Esses resultados, variam entre os anos, em função do valor de venda das commodities, e logicamente foram superiores para o sistema feijão- soja em função do elevado preço de venda do feijão. No entanto, os demais sistemas (milho safra - soja safrinha, feijão milho safrinha, etc) também apresentaram maior lucratividade. Isso nos mostra que a diversificação é importante para diluir riscos e pode representar, ao final da safra, melhores indicadores econômicos.
Considerações finais
O trabalho nos mostrou a importância do ajuste fino entre épocas de semeadura e grupos de maturação da soja e o seu impacto na viabilidade da sucessão soja-milho safrinha. Logicamente que as condições climáticas variam de ano para ano, mas é possível afirmar que quanto maior o grupo de maturação, menor o efeito da semeadura antecipada sobre o potencial produtivo.
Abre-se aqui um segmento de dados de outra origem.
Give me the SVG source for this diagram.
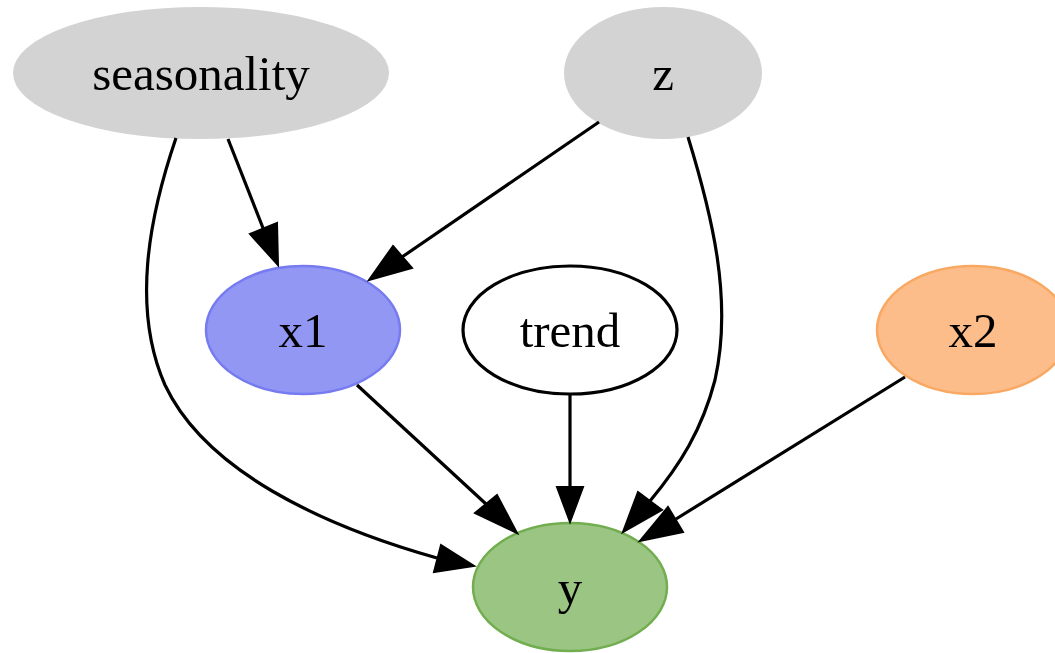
<svg xmlns="http://www.w3.org/2000/svg" width="1055" height="653" viewBox="0 0 1055 653">
<style>
  text { font-family: "Liberation Serif", "Times New Roman", serif; font-size: 49px; fill: #000; text-anchor: middle; }
  .edge { fill: none; stroke: #000; stroke-width: 3.2; }
  .head { fill: #000; stroke: #000; stroke-width: 2; stroke-linejoin: miter; }
  .gray { fill: #d3d3d3; stroke: #d3d3d3; stroke-width: 2; }
</style>
<rect width="1055" height="653" fill="#ffffff"/>
<g id="seasonality">
  <ellipse class="gray" cx="201" cy="73" rx="187" ry="65"/>
  <text x="201" y="90">seasonality</text>
</g>
<g id="z">
  <ellipse class="gray" cx="663" cy="73" rx="98" ry="65"/>
  <text x="663" y="90">z</text>
</g>
<g id="x1">
  <ellipse cx="303" cy="330" rx="97" ry="64" fill="#9297f4" stroke="#767bf0" stroke-width="2.5"/>
  <text x="303" y="347">x1</text>
</g>
<g id="trend">
  <ellipse cx="570" cy="330" rx="107" ry="64" fill="#ffffff" stroke="#000000" stroke-width="3.2"/>
  <text x="570" y="347">trend</text>
</g>
<g id="x2">
  <ellipse cx="973" cy="330" rx="96" ry="64" fill="#fcbd8b" stroke="#f9a862" stroke-width="2.5"/>
  <text x="973" y="347">x2</text>
</g>
<g id="y">
  <ellipse cx="570" cy="587" rx="97" ry="64" fill="#9ac582" stroke="#72ad4f" stroke-width="2.5"/>
  <text x="570" y="604">y</text>
</g>
<g id="edges">
  <path class="edge" d="M228,139 L263,228"/>
  <polygon class="head" points="250,234 277,223 278,265"/>
  <path class="edge" d="M176,138 C148,220 132,310 165,385 C205,470 320,525 437,558"/>
  <polygon class="head" points="441,545 434,572 474,566"/>
  <path class="edge" d="M599,122 L402,257"/>
  <polygon class="head" points="393,246 412,268 369,280"/>
  <path class="edge" d="M688,137 C712,215 733,300 715,380 C702,430 680,465 650,501"/>
  <polygon class="head" points="638,492 662,510 623,532"/>
  <path class="edge" d="M357,385 L486,504"/>
  <polygon class="head" points="475,513 497,495 517,533"/>
  <path class="edge" d="M570,394 L570,487"/>
  <polygon class="head" points="557,487 583,487 570,522"/>
  <path class="edge" d="M905,377 L676,519"/>
  <polygon class="head" points="668,507 683,532 640,541"/>
</g>
</svg>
Também, a semeadura de cultivares de soja com grupo de maturação 5,1 a 5,4 no final de setembro, início de outubro, permite a colheita na primeira quinzena de fevereiro, abrindo uma janela de cultivo boa para o milho safrinha, representando o melhor equilíbrio entre potencial produtivo da soja e do milho segunda safra.
Além disso, a recomendação é que o produtor trabalhe com um sistema de combinação de espécies (soja, milho, feijão, trigo), ciclos e arranjos a fim de diversificar renda, otimizar capacidade operacional e reduzir riscos produtivos, que somados, no médio prazo, representará mais estabilidade produtiva e lucratividade por área.